Task objective: Work out how many lines of the listing hold the string "Output". Answer with that number alone.

[Dataset records]

┌──

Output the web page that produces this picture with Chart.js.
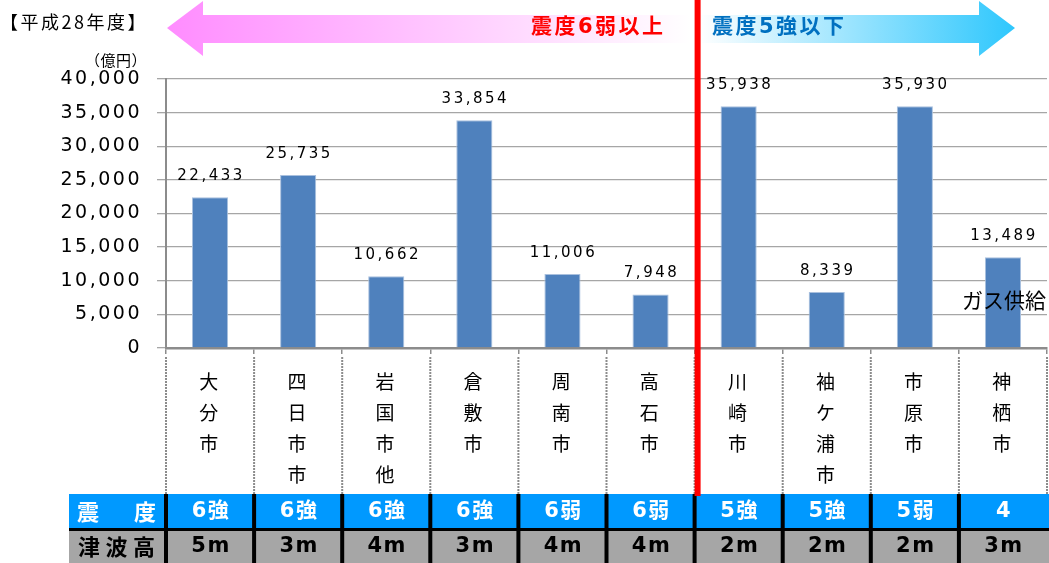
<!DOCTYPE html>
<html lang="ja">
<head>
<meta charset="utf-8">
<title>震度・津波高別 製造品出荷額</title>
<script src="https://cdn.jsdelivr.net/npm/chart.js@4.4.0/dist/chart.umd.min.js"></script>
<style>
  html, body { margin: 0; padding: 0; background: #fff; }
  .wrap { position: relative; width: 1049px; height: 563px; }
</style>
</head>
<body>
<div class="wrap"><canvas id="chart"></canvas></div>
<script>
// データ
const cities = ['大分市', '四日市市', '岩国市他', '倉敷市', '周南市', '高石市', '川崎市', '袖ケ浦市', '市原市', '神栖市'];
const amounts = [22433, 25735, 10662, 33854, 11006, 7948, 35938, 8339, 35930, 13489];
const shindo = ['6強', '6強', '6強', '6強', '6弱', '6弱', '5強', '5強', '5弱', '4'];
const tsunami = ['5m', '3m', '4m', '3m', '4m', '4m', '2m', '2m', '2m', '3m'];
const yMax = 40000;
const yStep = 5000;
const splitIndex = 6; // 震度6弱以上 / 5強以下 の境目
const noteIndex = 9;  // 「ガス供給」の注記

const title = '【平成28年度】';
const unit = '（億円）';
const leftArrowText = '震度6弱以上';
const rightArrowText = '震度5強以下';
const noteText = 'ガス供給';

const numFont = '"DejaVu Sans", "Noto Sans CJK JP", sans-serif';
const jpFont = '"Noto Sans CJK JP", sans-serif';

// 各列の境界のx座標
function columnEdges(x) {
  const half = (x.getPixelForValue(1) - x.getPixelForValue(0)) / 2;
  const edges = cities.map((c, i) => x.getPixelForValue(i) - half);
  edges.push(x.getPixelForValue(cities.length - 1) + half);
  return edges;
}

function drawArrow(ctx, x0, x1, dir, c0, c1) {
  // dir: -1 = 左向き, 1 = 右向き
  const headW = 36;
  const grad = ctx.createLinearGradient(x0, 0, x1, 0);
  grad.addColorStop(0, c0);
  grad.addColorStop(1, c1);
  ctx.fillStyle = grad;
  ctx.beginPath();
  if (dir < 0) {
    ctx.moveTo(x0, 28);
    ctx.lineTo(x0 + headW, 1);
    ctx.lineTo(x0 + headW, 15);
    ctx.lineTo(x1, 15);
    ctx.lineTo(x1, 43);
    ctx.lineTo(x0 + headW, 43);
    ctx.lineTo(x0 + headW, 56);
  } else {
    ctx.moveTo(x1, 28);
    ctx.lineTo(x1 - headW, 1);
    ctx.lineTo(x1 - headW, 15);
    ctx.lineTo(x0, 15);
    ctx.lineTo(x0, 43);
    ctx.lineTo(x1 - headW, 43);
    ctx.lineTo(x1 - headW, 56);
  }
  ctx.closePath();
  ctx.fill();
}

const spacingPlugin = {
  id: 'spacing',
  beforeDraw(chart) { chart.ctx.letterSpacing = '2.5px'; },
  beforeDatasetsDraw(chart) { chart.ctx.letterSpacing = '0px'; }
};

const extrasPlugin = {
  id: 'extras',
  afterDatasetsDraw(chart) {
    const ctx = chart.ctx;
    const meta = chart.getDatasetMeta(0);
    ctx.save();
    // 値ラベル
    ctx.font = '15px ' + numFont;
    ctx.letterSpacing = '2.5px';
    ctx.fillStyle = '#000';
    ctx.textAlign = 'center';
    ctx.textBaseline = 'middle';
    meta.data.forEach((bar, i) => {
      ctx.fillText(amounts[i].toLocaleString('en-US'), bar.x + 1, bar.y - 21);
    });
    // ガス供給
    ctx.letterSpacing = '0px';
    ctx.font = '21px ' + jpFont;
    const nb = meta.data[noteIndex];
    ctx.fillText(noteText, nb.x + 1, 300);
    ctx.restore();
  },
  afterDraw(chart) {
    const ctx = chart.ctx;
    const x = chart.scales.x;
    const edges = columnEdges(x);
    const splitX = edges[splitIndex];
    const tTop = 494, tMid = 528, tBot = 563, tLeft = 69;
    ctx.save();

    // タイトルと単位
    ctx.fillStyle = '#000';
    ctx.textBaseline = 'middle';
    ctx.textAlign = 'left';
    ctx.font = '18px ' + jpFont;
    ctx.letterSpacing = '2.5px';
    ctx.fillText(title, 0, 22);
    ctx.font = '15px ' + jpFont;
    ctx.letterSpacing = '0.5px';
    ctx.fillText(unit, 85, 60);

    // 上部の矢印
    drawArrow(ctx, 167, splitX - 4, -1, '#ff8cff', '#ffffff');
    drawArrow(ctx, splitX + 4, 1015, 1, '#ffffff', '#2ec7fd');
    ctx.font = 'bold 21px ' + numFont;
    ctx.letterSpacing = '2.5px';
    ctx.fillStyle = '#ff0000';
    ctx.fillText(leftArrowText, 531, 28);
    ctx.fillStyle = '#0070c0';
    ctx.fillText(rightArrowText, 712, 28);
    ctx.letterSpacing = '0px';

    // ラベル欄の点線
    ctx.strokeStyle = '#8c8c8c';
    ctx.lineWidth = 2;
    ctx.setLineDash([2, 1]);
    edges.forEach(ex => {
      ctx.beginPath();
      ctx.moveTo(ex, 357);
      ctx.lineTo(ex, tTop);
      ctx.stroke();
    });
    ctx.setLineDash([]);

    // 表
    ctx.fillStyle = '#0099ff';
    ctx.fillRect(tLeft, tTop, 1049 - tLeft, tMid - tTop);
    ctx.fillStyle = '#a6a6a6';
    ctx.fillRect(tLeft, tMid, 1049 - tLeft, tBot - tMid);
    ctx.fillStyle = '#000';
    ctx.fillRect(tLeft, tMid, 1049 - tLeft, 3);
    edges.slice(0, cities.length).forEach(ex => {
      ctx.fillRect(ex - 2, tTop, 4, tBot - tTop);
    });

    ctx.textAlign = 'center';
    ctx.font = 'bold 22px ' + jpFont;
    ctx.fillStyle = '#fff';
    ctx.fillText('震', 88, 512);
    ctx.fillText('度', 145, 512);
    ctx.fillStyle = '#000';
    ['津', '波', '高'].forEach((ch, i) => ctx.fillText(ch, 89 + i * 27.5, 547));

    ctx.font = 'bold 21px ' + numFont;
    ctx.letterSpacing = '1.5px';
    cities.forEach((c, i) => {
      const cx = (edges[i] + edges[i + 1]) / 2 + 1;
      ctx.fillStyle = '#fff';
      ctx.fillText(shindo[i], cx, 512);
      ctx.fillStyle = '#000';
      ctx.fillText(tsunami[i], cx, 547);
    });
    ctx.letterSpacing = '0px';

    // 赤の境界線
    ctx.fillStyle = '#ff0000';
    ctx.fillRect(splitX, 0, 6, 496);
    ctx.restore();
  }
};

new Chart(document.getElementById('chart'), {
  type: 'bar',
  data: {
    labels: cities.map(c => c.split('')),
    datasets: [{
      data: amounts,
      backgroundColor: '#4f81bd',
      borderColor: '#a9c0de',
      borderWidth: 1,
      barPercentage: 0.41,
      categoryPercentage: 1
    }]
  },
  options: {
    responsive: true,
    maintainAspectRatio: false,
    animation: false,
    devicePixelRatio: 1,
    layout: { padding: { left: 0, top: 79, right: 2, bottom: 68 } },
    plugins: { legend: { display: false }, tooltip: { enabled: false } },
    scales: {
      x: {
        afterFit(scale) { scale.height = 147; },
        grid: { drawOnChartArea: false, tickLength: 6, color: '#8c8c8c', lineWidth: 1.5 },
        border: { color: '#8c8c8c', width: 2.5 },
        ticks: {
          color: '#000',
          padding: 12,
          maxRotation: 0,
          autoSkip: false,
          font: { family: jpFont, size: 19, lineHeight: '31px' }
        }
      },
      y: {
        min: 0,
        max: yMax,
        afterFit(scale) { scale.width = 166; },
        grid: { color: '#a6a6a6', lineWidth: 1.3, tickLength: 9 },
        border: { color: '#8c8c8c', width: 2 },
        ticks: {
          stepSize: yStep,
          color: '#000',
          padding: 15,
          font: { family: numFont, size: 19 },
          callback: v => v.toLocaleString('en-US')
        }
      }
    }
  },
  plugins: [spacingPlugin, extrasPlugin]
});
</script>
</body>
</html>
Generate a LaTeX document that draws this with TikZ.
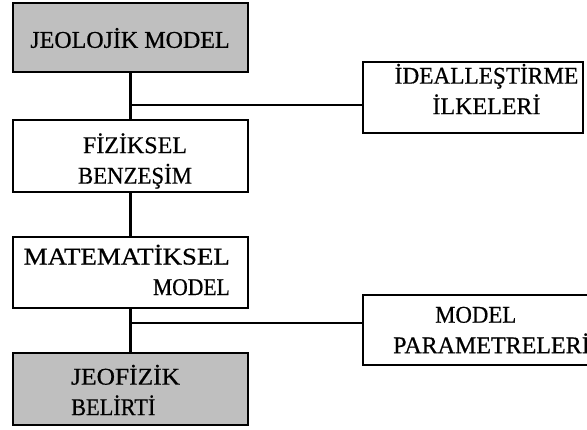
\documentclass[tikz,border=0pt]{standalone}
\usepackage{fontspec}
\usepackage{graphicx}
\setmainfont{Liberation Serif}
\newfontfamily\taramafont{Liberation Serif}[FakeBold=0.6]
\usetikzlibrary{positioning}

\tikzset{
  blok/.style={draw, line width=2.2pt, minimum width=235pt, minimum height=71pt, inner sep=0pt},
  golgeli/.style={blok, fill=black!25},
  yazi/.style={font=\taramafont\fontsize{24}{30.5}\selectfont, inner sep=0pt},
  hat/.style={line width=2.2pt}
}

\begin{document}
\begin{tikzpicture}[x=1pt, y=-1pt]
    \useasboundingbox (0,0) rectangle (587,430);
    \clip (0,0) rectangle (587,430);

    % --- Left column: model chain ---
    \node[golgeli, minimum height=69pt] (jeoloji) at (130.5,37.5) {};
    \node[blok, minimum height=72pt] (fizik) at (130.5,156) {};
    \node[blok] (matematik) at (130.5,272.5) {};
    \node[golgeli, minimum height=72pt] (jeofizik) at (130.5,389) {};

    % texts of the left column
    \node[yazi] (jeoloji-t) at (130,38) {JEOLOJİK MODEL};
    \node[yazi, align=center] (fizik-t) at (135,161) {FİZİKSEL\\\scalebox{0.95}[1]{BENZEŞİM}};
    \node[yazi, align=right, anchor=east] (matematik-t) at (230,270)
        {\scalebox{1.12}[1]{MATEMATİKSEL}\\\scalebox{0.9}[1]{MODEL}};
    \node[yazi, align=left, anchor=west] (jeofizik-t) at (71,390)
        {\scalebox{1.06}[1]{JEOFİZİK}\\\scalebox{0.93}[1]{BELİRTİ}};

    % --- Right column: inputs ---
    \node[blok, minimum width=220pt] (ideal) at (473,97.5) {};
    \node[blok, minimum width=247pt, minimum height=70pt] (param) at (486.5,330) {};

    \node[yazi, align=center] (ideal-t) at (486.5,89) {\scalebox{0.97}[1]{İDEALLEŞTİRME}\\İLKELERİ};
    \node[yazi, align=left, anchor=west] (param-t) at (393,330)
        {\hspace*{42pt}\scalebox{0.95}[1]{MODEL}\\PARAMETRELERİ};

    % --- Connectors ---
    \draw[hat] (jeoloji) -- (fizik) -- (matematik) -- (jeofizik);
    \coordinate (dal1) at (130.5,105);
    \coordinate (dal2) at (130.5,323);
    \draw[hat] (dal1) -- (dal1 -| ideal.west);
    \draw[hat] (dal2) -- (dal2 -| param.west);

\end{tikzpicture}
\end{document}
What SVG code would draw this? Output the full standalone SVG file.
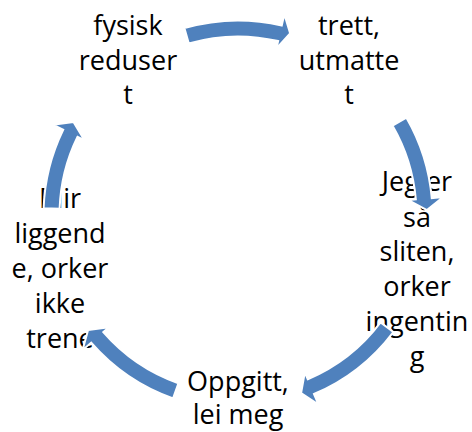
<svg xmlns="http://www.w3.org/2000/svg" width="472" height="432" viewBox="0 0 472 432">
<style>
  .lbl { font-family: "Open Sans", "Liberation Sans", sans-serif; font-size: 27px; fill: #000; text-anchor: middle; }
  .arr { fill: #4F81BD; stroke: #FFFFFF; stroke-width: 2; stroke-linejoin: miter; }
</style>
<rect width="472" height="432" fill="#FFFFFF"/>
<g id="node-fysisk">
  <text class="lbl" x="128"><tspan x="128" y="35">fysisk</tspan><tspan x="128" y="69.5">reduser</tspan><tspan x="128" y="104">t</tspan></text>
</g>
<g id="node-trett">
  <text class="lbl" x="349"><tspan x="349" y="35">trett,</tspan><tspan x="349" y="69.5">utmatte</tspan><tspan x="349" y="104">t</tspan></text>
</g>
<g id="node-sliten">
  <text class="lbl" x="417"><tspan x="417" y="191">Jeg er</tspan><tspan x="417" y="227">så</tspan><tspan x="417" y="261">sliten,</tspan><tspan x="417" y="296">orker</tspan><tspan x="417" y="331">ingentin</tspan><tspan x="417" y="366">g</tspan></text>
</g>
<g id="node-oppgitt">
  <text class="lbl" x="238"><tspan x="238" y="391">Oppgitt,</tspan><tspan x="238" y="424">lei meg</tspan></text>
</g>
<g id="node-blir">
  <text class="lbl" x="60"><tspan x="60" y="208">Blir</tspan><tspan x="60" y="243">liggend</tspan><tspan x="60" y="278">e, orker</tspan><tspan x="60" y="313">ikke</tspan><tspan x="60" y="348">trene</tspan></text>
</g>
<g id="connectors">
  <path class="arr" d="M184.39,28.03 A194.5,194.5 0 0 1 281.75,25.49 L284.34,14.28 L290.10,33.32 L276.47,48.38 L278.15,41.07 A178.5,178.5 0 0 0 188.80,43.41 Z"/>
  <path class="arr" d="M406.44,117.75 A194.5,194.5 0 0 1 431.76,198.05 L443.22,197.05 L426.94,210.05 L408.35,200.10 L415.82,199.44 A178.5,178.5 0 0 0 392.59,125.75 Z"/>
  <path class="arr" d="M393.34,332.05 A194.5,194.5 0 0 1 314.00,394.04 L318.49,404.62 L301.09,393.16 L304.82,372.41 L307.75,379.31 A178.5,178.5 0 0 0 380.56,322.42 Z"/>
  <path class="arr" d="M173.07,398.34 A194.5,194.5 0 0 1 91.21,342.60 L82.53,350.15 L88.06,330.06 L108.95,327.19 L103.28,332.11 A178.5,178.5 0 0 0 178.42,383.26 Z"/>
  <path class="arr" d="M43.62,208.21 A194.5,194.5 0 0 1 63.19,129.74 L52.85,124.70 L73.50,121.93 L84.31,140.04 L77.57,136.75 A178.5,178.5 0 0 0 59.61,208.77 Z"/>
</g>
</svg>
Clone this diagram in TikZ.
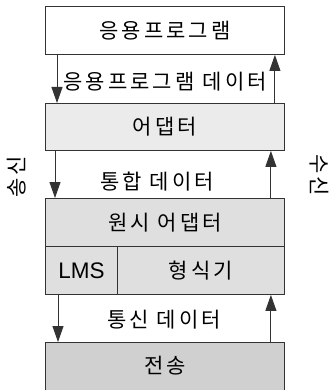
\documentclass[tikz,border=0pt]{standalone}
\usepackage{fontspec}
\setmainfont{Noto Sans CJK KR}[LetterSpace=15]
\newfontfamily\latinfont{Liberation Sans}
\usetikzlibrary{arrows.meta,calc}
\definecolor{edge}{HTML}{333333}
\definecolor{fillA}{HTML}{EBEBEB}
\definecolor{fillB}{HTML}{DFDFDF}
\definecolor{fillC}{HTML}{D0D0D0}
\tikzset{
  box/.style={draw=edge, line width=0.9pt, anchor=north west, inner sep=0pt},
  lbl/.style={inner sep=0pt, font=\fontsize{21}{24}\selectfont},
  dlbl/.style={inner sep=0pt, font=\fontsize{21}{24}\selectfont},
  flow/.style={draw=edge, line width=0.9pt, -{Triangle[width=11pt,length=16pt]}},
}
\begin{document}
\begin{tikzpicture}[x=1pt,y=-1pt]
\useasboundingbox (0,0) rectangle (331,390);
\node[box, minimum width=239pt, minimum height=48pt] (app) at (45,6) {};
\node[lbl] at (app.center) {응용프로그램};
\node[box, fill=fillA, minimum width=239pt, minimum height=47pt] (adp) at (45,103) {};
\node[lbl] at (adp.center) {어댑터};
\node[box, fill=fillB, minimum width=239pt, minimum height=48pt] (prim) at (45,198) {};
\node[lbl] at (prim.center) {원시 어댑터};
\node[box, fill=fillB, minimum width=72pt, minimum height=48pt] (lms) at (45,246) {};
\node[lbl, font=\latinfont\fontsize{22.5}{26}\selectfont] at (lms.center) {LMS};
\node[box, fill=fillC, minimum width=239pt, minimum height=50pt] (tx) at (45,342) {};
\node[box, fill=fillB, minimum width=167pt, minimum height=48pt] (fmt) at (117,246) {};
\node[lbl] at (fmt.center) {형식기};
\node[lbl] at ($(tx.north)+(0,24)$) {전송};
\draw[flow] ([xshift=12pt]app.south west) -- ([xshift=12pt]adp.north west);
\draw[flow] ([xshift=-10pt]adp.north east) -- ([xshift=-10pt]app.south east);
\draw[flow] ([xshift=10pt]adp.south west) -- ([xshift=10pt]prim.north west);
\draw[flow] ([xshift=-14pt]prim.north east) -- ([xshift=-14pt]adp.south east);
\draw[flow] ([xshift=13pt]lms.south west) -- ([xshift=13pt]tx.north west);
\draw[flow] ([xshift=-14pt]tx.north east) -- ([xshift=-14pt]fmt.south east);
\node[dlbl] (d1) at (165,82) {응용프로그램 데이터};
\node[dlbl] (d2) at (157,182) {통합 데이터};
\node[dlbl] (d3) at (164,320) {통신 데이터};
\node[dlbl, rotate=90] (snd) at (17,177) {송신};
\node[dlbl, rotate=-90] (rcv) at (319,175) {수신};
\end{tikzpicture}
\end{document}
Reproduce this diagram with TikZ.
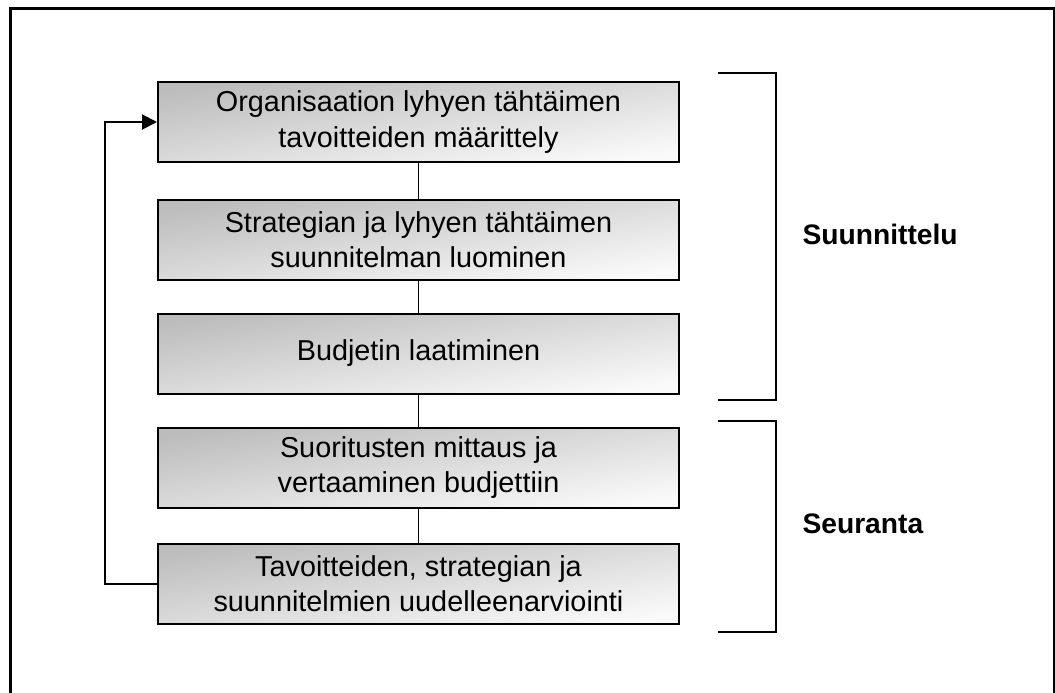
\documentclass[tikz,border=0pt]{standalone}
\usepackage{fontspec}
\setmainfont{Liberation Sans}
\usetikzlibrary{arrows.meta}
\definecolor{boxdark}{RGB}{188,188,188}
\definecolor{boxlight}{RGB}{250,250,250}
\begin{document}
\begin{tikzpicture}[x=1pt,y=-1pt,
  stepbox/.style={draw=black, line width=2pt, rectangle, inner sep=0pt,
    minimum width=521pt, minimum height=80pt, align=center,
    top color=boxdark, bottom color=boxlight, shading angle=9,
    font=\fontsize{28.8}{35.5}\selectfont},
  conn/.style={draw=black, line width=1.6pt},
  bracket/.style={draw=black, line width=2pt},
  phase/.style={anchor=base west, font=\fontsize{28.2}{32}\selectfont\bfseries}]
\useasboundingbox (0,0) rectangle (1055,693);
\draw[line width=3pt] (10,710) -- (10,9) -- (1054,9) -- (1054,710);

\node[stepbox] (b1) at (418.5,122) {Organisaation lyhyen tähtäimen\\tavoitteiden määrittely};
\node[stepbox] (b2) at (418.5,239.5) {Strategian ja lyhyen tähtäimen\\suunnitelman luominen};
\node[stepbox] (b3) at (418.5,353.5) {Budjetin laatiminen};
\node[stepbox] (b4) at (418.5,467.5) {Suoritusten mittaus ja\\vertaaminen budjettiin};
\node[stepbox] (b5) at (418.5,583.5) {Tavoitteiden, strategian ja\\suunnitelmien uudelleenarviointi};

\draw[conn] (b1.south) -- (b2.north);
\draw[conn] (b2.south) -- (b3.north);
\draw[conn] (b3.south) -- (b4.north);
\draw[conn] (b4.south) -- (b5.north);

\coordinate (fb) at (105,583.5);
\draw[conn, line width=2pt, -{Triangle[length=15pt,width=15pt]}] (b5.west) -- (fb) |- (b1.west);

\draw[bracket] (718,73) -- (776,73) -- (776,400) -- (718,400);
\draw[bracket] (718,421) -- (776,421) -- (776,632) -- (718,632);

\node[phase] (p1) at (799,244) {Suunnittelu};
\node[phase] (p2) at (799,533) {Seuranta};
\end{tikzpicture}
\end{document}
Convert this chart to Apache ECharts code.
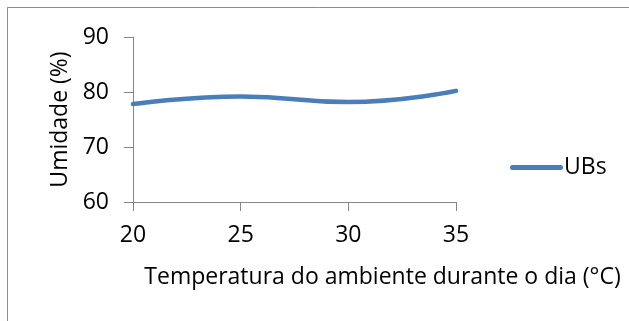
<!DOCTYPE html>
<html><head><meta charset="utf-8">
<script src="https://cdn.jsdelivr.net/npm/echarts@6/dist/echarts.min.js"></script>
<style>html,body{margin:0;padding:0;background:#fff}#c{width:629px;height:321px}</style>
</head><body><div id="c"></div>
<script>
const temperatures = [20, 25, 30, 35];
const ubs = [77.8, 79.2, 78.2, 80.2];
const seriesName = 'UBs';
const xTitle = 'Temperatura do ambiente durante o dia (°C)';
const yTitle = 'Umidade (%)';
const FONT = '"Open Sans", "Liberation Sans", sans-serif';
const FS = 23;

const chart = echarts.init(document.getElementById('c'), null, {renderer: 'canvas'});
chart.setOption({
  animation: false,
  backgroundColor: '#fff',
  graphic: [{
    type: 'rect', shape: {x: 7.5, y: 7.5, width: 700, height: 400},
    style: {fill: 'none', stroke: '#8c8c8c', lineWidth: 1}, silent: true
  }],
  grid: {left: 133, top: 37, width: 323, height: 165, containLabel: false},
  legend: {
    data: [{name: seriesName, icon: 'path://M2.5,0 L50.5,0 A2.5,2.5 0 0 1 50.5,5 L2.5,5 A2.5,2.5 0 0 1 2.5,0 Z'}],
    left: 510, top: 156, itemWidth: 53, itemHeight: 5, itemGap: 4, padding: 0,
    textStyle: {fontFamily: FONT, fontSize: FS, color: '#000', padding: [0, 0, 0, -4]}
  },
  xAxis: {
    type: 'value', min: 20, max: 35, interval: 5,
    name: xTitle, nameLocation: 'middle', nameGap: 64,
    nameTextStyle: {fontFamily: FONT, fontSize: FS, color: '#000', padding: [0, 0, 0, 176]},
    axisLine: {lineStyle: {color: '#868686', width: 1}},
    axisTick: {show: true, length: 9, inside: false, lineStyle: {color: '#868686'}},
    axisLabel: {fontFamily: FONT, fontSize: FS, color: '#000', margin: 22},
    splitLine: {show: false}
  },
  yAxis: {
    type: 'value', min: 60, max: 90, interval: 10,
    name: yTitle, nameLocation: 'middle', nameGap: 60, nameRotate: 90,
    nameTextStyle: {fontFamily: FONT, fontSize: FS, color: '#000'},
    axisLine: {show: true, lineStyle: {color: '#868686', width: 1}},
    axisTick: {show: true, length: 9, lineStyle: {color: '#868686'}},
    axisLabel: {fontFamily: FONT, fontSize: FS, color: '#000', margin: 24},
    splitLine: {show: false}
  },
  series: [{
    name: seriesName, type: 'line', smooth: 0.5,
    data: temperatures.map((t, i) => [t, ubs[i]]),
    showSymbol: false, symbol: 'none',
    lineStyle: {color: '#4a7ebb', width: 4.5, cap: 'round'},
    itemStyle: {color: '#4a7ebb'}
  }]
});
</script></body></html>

└──

Completed exercise: 2